_What is required:_
Repeat every entry word for word, but leave the images out of your copy.

* Start Source records *

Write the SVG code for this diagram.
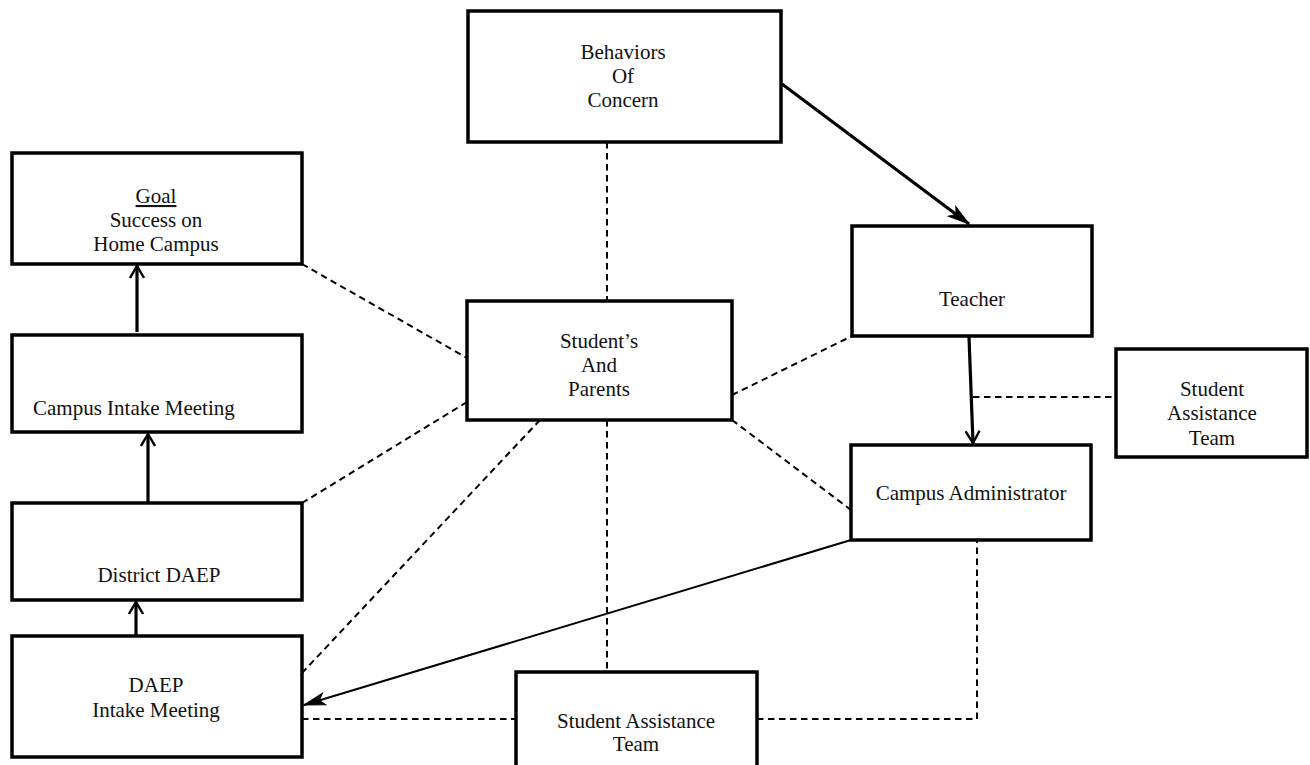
<svg xmlns="http://www.w3.org/2000/svg" width="1310" height="765" viewBox="0 0 1310 765">
<style>
.box{fill:#fff;stroke:#000;stroke-width:3.5}
.t{font-family:"Liberation Serif","Times New Roman",serif;font-size:21px;fill:#111;text-anchor:middle}
.d{fill:none;stroke:#000;stroke-width:2;stroke-dasharray:6.5 4.5}
.a{fill:none;stroke:#000;stroke-width:3.2}
.a2{fill:none;stroke:#000;stroke-width:2}
</style>
<defs>
<marker id="arr" viewBox="0 0 14 16" refX="13" refY="8" markerWidth="14" markerHeight="16" markerUnits="userSpaceOnUse" orient="auto">
<path d="M1,1 L13,8 L1,15" fill="none" stroke="#000" stroke-width="2.4"/>
</marker>
<marker id="arr2" viewBox="0 0 24 14" refX="23" refY="7" markerWidth="24" markerHeight="14" markerUnits="userSpaceOnUse" orient="auto">
<path d="M2,1 L23,7 L2,13 L7,7 Z" fill="#000" stroke="#000" stroke-width="1"/>
</marker>
</defs>
<rect width="1310" height="765" fill="#fff"/>
<g id="connectors">
<line class="d" x1="607" y1="142" x2="607" y2="301"/>
<line class="d" x1="607" y1="420" x2="607" y2="672"/>
<line class="d" x1="302" y1="264" x2="467" y2="358"/>
<line class="d" x1="467" y1="402" x2="302" y2="503"/>
<line class="d" x1="540" y1="420" x2="302" y2="673"/>
<line class="d" x1="732" y1="395" x2="852" y2="336"/>
<line class="d" x1="732" y1="420" x2="851" y2="510"/>
<line class="d" x1="973" y1="397" x2="1116" y2="397"/>
<line class="d" x1="302" y1="719" x2="516" y2="719"/>
<polyline class="d" points="757,719 977,719 977,540"/>
<line class="a" x1="137" y1="332" x2="137" y2="266" marker-end="url(#arr)"/>
<line class="a" x1="148" y1="503" x2="148" y2="434" marker-end="url(#arr)"/>
<line class="a" x1="136" y1="637" x2="136" y2="602" marker-end="url(#arr)"/>
<line class="a" x1="782" y1="84" x2="969" y2="224" marker-end="url(#arr2)"/>
<line class="a" x1="969" y1="337" x2="973" y2="443" marker-end="url(#arr)"/>
<line class="a2" x1="851" y1="540" x2="304" y2="705" marker-end="url(#arr2)"/>
</g>
<g id="behaviors">
<rect class="box" x="468" y="11" width="313" height="131"/>
<text class="t" x="623" y="59">Behaviors</text>
<text class="t" x="623" y="83">Of</text>
<text class="t" x="623" y="107">Concern</text>
</g>
<g id="goal">
<rect class="box" x="12" y="153" width="290" height="111"/>
<text class="t" x="156" y="203" text-decoration="underline">Goal</text>
<text class="t" x="156" y="227">Success on</text>
<text class="t" x="156" y="251">Home Campus</text>
</g>
<g id="campus-intake">
<rect class="box" x="12" y="335" width="290" height="97"/>
<text class="t" x="33" y="415" style="text-anchor:start">Campus Intake Meeting</text>
</g>
<g id="district-daep">
<rect class="box" x="12" y="503" width="290" height="97"/>
<text class="t" x="159" y="582">District DAEP</text>
</g>
<g id="daep-intake">
<rect class="box" x="12" y="636" width="290" height="121"/>
<text class="t" x="156" y="692">DAEP</text>
<text class="t" x="156" y="717">Intake Meeting</text>
</g>
<g id="students-parents">
<rect class="box" x="467" y="301" width="265" height="119"/>
<text class="t" x="599" y="348">Student’s</text>
<text class="t" x="599" y="372">And</text>
<text class="t" x="599" y="396">Parents</text>
</g>
<g id="teacher">
<rect class="box" x="852" y="226" width="240" height="110"/>
<text class="t" x="972" y="306">Teacher</text>
</g>
<g id="sat-right">
<rect class="box" x="1116" y="349" width="191" height="108"/>
<text class="t" x="1212" y="396">Student</text>
<text class="t" x="1212" y="420">Assistance</text>
<text class="t" x="1212" y="445">Team</text>
</g>
<g id="campus-admin">
<rect class="box" x="851" y="445" width="240" height="95"/>
<text class="t" x="971" y="500">Campus Administrator</text>
</g>
<g id="sat-bottom">
<rect class="box" x="516" y="672" width="241" height="100"/>
<text class="t" x="636" y="728">Student Assistance</text>
<text class="t" x="636" y="751">Team</text>
</g>
</svg>
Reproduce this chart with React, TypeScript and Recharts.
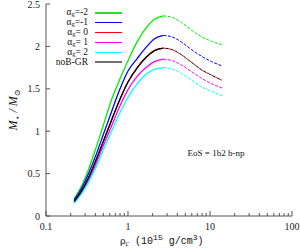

* End Source records *

_Exercise answer:_
Write the SVG code for this diagram.
<svg xmlns="http://www.w3.org/2000/svg" width="1310" height="765" viewBox="0 0 1310 765">
<style>
.box{fill:#fff;stroke:#000;stroke-width:3.5}
.t{font-family:"Liberation Serif","Times New Roman",serif;font-size:21px;fill:#111;text-anchor:middle}
.d{fill:none;stroke:#000;stroke-width:2;stroke-dasharray:6.5 4.5}
.a{fill:none;stroke:#000;stroke-width:3.2}
.a2{fill:none;stroke:#000;stroke-width:2}
</style>
<defs>
<marker id="arr" viewBox="0 0 14 16" refX="13" refY="8" markerWidth="14" markerHeight="16" markerUnits="userSpaceOnUse" orient="auto">
<path d="M1,1 L13,8 L1,15" fill="none" stroke="#000" stroke-width="2.4"/>
</marker>
<marker id="arr2" viewBox="0 0 24 14" refX="23" refY="7" markerWidth="24" markerHeight="14" markerUnits="userSpaceOnUse" orient="auto">
<path d="M2,1 L23,7 L2,13 L7,7 Z" fill="#000" stroke="#000" stroke-width="1"/>
</marker>
</defs>
<rect width="1310" height="765" fill="#fff"/>
<g id="connectors">
<line class="d" x1="607" y1="142" x2="607" y2="301"/>
<line class="d" x1="607" y1="420" x2="607" y2="672"/>
<line class="d" x1="302" y1="264" x2="467" y2="358"/>
<line class="d" x1="467" y1="402" x2="302" y2="503"/>
<line class="d" x1="540" y1="420" x2="302" y2="673"/>
<line class="d" x1="732" y1="395" x2="852" y2="336"/>
<line class="d" x1="732" y1="420" x2="851" y2="510"/>
<line class="d" x1="973" y1="397" x2="1116" y2="397"/>
<line class="d" x1="302" y1="719" x2="516" y2="719"/>
<polyline class="d" points="757,719 977,719 977,540"/>
<line class="a" x1="137" y1="332" x2="137" y2="266" marker-end="url(#arr)"/>
<line class="a" x1="148" y1="503" x2="148" y2="434" marker-end="url(#arr)"/>
<line class="a" x1="136" y1="637" x2="136" y2="602" marker-end="url(#arr)"/>
<line class="a" x1="782" y1="84" x2="969" y2="224" marker-end="url(#arr2)"/>
<line class="a" x1="969" y1="337" x2="973" y2="443" marker-end="url(#arr)"/>
<line class="a2" x1="851" y1="540" x2="304" y2="705" marker-end="url(#arr2)"/>
</g>
<g id="behaviors">
<rect class="box" x="468" y="11" width="313" height="131"/>
<text class="t" x="623" y="59">Behaviors</text>
<text class="t" x="623" y="83">Of</text>
<text class="t" x="623" y="107">Concern</text>
</g>
<g id="goal">
<rect class="box" x="12" y="153" width="290" height="111"/>
<text class="t" x="156" y="203" text-decoration="underline">Goal</text>
<text class="t" x="156" y="227">Success on</text>
<text class="t" x="156" y="251">Home Campus</text>
</g>
<g id="campus-intake">
<rect class="box" x="12" y="335" width="290" height="97"/>
<text class="t" x="33" y="415" style="text-anchor:start">Campus Intake Meeting</text>
</g>
<g id="district-daep">
<rect class="box" x="12" y="503" width="290" height="97"/>
<text class="t" x="159" y="582">District DAEP</text>
</g>
<g id="daep-intake">
<rect class="box" x="12" y="636" width="290" height="121"/>
<text class="t" x="156" y="692">DAEP</text>
<text class="t" x="156" y="717">Intake Meeting</text>
</g>
<g id="students-parents">
<rect class="box" x="467" y="301" width="265" height="119"/>
<text class="t" x="599" y="348">Student’s</text>
<text class="t" x="599" y="372">And</text>
<text class="t" x="599" y="396">Parents</text>
</g>
<g id="teacher">
<rect class="box" x="852" y="226" width="240" height="110"/>
<text class="t" x="972" y="306">Teacher</text>
</g>
<g id="sat-right">
<rect class="box" x="1116" y="349" width="191" height="108"/>
<text class="t" x="1212" y="396">Student</text>
<text class="t" x="1212" y="420">Assistance</text>
<text class="t" x="1212" y="445">Team</text>
</g>
<g id="campus-admin">
<rect class="box" x="851" y="445" width="240" height="95"/>
<text class="t" x="971" y="500">Campus Administrator</text>
</g>
<g id="sat-bottom">
<rect class="box" x="516" y="672" width="241" height="100"/>
<text class="t" x="636" y="728">Student Assistance</text>
<text class="t" x="636" y="751">Team</text>
</g>
</svg>
Reproduce this chart with React, TypeScript and Recharts.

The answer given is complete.